What you are asked to do: From the first line of the data below through the line bearing "minimum height=43pt] (gy)", reproduce each line exactly; do not include pictures.

[begin Data lines]

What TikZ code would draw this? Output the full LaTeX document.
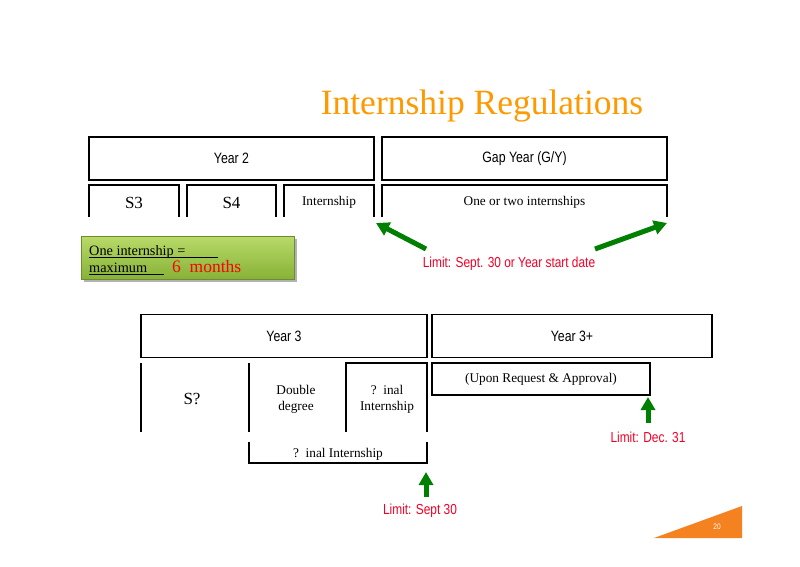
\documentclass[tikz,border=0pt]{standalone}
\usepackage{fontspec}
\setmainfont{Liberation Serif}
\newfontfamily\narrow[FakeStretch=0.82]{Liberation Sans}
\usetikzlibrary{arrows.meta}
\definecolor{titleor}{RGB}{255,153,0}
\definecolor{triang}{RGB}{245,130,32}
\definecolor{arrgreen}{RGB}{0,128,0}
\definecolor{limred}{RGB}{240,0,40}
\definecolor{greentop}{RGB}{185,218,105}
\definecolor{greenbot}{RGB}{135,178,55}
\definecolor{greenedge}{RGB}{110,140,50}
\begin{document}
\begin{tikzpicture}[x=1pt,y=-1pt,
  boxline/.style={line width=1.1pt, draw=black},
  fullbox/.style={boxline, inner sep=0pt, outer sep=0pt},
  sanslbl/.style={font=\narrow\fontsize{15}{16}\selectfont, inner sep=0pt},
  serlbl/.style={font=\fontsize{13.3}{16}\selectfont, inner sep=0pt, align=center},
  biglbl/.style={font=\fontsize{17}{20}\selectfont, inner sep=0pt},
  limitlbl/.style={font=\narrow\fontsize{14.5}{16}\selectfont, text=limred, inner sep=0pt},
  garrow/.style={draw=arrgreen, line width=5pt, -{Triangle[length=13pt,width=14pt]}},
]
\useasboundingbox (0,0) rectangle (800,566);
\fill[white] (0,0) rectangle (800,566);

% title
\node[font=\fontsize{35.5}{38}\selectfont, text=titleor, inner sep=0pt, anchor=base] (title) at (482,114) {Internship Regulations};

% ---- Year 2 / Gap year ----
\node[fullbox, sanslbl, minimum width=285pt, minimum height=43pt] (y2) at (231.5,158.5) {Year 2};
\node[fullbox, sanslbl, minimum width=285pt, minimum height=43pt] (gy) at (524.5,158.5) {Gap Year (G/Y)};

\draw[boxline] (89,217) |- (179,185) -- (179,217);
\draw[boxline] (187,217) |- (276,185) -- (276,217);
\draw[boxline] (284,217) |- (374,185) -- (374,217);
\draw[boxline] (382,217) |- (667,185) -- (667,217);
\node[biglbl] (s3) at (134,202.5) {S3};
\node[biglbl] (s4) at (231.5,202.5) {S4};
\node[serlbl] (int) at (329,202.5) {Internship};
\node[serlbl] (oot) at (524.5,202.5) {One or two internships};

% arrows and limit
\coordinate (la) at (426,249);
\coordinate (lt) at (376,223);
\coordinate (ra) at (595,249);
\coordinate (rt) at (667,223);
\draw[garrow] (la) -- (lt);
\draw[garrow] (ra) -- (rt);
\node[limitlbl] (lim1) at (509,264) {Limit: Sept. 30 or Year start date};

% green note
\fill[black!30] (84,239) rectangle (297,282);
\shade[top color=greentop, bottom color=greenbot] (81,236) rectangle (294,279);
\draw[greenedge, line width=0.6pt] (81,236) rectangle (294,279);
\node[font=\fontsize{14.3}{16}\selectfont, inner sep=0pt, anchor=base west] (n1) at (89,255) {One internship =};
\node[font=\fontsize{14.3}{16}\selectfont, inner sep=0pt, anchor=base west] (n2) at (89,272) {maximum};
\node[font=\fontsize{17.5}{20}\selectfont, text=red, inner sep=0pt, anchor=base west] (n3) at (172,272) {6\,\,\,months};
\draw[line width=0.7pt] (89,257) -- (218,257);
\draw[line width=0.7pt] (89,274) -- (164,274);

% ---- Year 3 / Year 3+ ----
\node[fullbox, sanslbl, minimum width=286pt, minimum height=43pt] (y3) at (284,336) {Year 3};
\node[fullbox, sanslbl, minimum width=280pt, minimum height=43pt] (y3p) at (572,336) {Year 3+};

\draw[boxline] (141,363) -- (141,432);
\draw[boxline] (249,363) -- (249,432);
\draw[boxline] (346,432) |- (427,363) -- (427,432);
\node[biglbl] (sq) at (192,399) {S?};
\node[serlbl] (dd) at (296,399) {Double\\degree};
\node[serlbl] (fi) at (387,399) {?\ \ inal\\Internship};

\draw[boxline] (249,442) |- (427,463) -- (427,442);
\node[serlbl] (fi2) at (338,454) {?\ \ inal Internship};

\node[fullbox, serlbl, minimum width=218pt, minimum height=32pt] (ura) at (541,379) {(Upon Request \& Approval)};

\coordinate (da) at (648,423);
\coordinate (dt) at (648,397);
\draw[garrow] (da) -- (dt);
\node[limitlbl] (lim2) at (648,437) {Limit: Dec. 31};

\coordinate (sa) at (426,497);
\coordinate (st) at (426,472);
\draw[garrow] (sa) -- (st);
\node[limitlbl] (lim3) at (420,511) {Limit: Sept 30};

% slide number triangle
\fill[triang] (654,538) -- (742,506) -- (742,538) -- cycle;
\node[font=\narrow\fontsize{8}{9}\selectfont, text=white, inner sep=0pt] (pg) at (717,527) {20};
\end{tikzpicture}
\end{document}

[end Data lines]

Final answer:
What TikZ code would draw this? Output the full LaTeX document.
\documentclass[tikz,border=0pt]{standalone}
\usepackage{fontspec}
\setmainfont{Liberation Serif}
\newfontfamily\narrow[FakeStretch=0.82]{Liberation Sans}
\usetikzlibrary{arrows.meta}
\definecolor{titleor}{RGB}{255,153,0}
\definecolor{triang}{RGB}{245,130,32}
\definecolor{arrgreen}{RGB}{0,128,0}
\definecolor{limred}{RGB}{240,0,40}
\definecolor{greentop}{RGB}{185,218,105}
\definecolor{greenbot}{RGB}{135,178,55}
\definecolor{greenedge}{RGB}{110,140,50}
\begin{document}
\begin{tikzpicture}[x=1pt,y=-1pt,
  boxline/.style={line width=1.1pt, draw=black},
  fullbox/.style={boxline, inner sep=0pt, outer sep=0pt},
  sanslbl/.style={font=\narrow\fontsize{15}{16}\selectfont, inner sep=0pt},
  serlbl/.style={font=\fontsize{13.3}{16}\selectfont, inner sep=0pt, align=center},
  biglbl/.style={font=\fontsize{17}{20}\selectfont, inner sep=0pt},
  limitlbl/.style={font=\narrow\fontsize{14.5}{16}\selectfont, text=limred, inner sep=0pt},
  garrow/.style={draw=arrgreen, line width=5pt, -{Triangle[length=13pt,width=14pt]}},
]
\useasboundingbox (0,0) rectangle (800,566);
\fill[white] (0,0) rectangle (800,566);

% title
\node[font=\fontsize{35.5}{38}\selectfont, text=titleor, inner sep=0pt, anchor=base] (title) at (482,114) {Internship Regulations};

% ---- Year 2 / Gap year ----
\node[fullbox, sanslbl, minimum width=285pt, minimum height=43pt] (y2) at (231.5,158.5) {Year 2};
\node[fullbox, sanslbl, minimum width=285pt, minimum height=43pt] (gy) at (524.5,158.5) {Gap Year (G/Y)};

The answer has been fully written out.